Taken together, these approaches remind us that ideas of “normal” are socially constructed and often used to exclude. Neuroqueer asks us to notice those patterns, and to imagine different possibilities.
For some, neuroqueer is a personal identity, proudly embracing both queer and neurodivergent selves. For others, it is more of a political stance, a refusal to be “fixed” or forced to assimilate. Either way, it invites us to see difference not as deficit, but as potential.
For me, neuroqueer isn’t an abstract idea. It shapes how I think about social care, workplaces, and society more broadly. If we only focus on making people fit in, we lose the chance to redesign environments that truly include.
Neuroqueer thinking isn’t just about language or labels. It is about reshaping spaces, relationships, and expectations so that people can belong as they are, not as others want them to be.
So what does it mean to bring neuroqueer thinking into our workplaces, communities, or services?

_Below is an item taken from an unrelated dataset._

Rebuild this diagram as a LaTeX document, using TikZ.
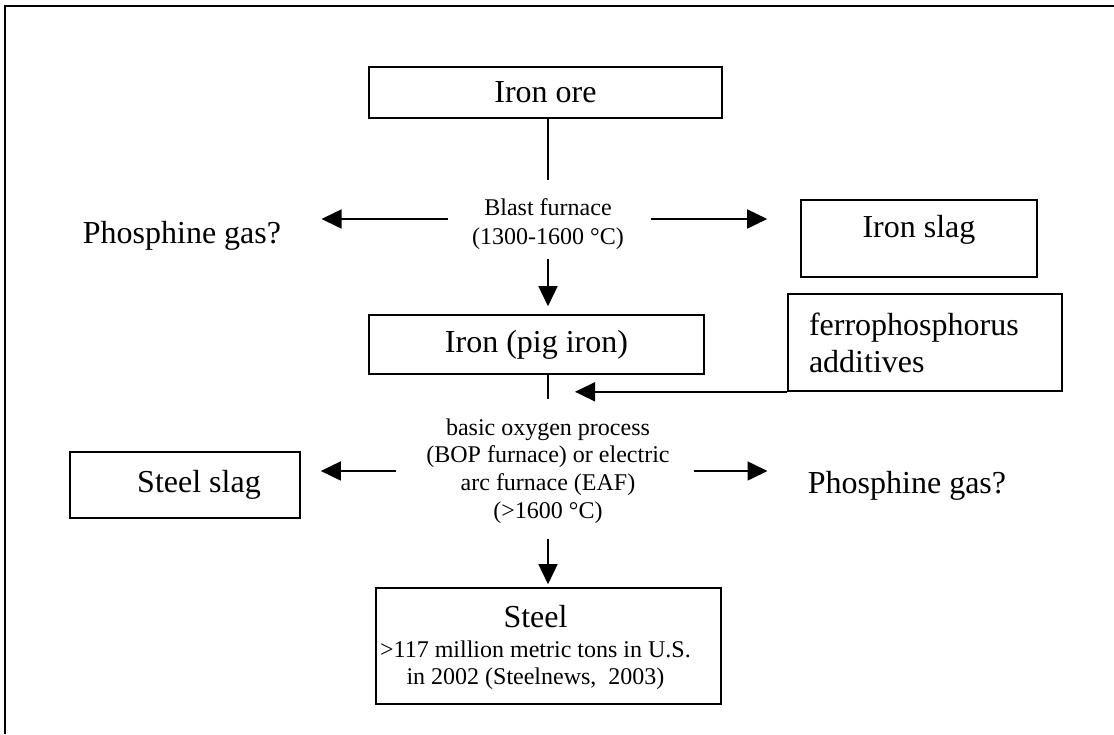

A few starting points might be:
Designing workplaces where communication styles are flexible, written, spoken, or visual.
Creating community spaces where sensory needs are honoured, not treated as an afterthought.
Listening to lived experience, and valuing it as expertise.
Moving away from compliance and box ticking, towards genuine cultures of belonging.
I think of Pride events where quiet, sensory-friendly rooms have been provided, and how that simple change allows autistic and neurodivergent queer people to participate fully. Small adjustments like that send a clear message: you belong.
These are not small changes. They ask us to shift from “helping people fit in” towards reshaping environments so that everyone can flourish.
We are living in a time when difference is not just questioned but attacked. The global lurch to the right brings with it a ruthless agenda: to erase diversity, flatten identity, and strip away the freedoms that let us live fully as ourselves. Perhaps most disturbing is that the enforcers of these norms are often the very people who should be embracing difference.
As someone who has often been told I am too much, or not enough, that I break rules, that I need to conform, neuroqueer thinking feels freeing. It reminds me that my way of being isn’t a mistake, and that difference, far from being a burden, can be the very thing that transforms how we live together.
As we step into the future of social care, workplaces, and communities, this vision feels not only hopeful but essential. It asks us to move beyond boxes and into belonging, together.